Messages from Young Adults

Lesson 13: Social Support: The Tie That Binds

In this quarter’s lesson, we’ve looked at many different dimensions with regard to health, healing, and happiness. We’ve seen how proper nutrition fuels our minds and bodies so that we are able to do God’s work. We’ve seen how important exercise is to general well-being. And, we’ve noted how the mental, spiritual, and physical aspects of our lives are deeply enmeshed. Restoration, temperance, happiness, spiritual fitness – these are all words or phrases that we might hear or talk about from time to time, but we don’t really bring into constant focus when we think about how to be healthy. We have learned that good health is more than spending time in the gym and passing on the cupcakes. Essentially, everything adds up to state of mind in which we should perpetually find ourselves – a state of praise. As beings created to praise God, the apex of total health should be to join creation in singing praise to God.
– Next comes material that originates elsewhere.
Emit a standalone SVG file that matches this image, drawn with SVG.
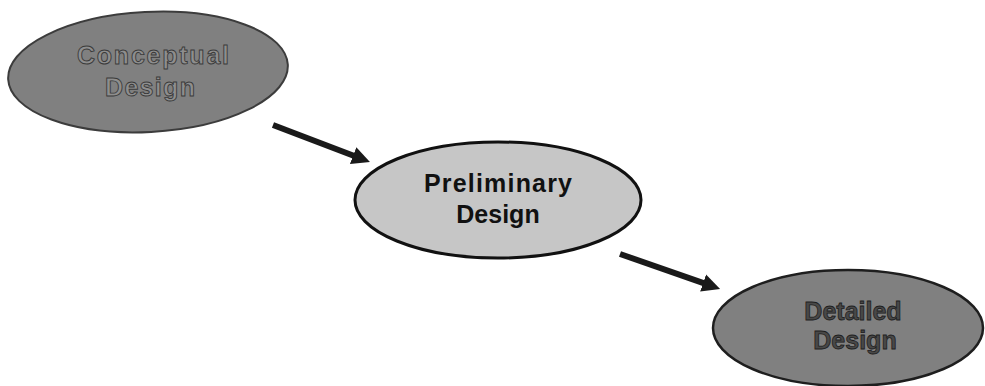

Make a joyful noise unto the LORD, all the earth: make a loud noise, and rejoice, and sing praise.

Psalm 98:4

Today, it’s sort of ironic that people, social beings by nature, strive to be so singular, so autonomous, from everyone else. At least in Western culture, we are taught from an early age to strive to be better than our peers, or anyone else for that matter. When emotional hardships strike, the impulsive desire for sympathy and understanding is seen as a sign of weakness. Years back, the U.S. Army ran a campaign entitled “Army of One”. The slogan was quickly changed (to the current “Army Strong”) because it was perceived to be contrary to the idea of “teamwork”. No matter how hard we try to rebel against nature, it is clear that humans are social creatures. I love that God acknowledged that at the beginning by noting, “It is not good for the man to be alone,” (Genesis 2:18)
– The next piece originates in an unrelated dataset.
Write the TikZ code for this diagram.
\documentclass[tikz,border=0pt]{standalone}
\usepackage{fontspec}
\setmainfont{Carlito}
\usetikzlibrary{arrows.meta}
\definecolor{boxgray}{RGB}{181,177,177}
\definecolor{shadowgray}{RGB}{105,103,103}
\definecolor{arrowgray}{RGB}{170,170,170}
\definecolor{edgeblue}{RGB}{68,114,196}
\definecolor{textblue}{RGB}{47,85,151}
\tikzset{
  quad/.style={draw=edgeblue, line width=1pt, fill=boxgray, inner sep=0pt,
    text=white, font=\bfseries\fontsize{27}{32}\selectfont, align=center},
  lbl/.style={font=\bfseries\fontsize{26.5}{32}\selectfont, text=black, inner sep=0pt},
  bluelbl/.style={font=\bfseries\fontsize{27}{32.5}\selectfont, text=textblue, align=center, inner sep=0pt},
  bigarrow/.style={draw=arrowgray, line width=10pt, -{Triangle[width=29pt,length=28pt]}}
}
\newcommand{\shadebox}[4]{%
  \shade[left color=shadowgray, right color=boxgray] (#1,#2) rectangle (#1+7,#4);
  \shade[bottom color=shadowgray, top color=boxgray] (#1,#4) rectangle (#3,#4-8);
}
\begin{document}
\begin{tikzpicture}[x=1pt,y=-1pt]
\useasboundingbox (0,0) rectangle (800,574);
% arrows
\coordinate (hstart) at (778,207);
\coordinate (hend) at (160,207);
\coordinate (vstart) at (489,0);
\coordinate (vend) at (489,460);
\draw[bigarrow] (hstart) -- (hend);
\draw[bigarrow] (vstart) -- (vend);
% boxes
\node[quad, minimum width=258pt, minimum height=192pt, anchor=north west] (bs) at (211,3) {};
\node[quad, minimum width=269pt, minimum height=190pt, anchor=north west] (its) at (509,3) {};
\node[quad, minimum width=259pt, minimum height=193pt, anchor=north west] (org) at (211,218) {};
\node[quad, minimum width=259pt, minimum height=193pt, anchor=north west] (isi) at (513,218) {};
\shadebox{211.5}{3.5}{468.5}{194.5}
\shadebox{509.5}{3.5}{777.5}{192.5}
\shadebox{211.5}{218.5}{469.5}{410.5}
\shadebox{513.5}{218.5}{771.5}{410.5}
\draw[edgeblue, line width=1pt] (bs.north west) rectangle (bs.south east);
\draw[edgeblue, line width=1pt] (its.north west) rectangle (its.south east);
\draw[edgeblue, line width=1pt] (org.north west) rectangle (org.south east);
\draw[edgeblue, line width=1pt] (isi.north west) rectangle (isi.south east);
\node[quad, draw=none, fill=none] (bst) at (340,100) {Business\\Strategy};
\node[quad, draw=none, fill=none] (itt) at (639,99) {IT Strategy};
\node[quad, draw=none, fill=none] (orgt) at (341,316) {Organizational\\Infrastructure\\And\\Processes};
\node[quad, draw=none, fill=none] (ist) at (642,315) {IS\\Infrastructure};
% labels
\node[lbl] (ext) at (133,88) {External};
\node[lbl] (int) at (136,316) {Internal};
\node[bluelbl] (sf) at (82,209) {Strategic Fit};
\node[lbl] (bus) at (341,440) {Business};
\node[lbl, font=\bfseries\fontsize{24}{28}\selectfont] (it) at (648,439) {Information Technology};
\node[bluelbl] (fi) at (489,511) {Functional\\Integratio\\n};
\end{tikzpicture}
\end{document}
John Donne, a medieval metaphysical poet, put it well:

No man is an island, entire of itself; every man is a piece of the continent, a part of the main; if a clod be washed away by the sea, Europe is the less…any man’s death diminishes me, because I am involved in mankind…
On this planet, we are surrounded by people all the time. While it’s beneficial to take a break and retreat into solitude every once in a while, the fact remains that most of our interactions are with people. Those relationships, whether intimate or accidental, are opportunities to listen and be listened to. It’s no wonder that God sent His son in the likeness of one of us so that we could better relate to Him (and He to us). The human experience cannot be replaced by anything that we can’t wrap our minds around. Praise God that He knew that! What’s valuable to realize is just how powerful relationships can be. Having that common ground of understanding and shared context can be crucial for building a stronger and more meaningful relationship. Imagine how the church members in Corinth or Ephesus might have felt if Paul started his letters to them along these lines:
To whom it may concern, you might not remember me – I passed through your quaint town a few months ago and visited your synagogue but only stayed long enough to chat with the elders and grab a bite from the potluck line – but I’m writing to give you some very important advice on how you should run your church. While I’m at it, I’ll also give you some tips for living and working together as I’m sure that you’ve got some issues to work out and would appreciate the help. I don’t know what your particular situation is, but I’ve just come off from a stint in the church in Philippi and I’m just going to tell you what I told them…
The letters of Paul are so striking because they are written from such a heartfelt standpoint. Reading these missives, we get the sense that Paul knew his audience – he knew the people he was writing to. He knew their struggles, their shortcomings, their successes, and their dreams. How different our own interactions would be if we spent significant time getting to know not only our family and friends, but also those who we meet on the street or, particularly, those we don’t agree with. If your heart breaks for others as Christ did, then the desire to truly relate to them and know them should bear on you as it did on Him. The very idea of imitating Christ entails being “reformatted” so that we return to our original created state. When we gaze at Christ, it is evident, from how He lived, how He treated people, and how He, yes, loved His enemies, that the center of Christ’s character was unselfish love for others.
As humans, then, we originally were made to love and care unselfishly for those who were around us. That is certainly part of what it means to have been made in the image of God. We are made, therefore, to love and to be loved, and this we cannot do in a vacuum. We need people to love, just as people need to be loved. This is what community and family are all about.
-“The Original Image”, Adult Sabbath School Lesson
How may we go forward, then, and minister to each other? What difference does it make to our individual and collective well-being? One person may twinkle, but like so many stars in the sky, interwoven individuals constellate and shimmer in an infinite tapestry that will dazzle whoever may gaze upon it.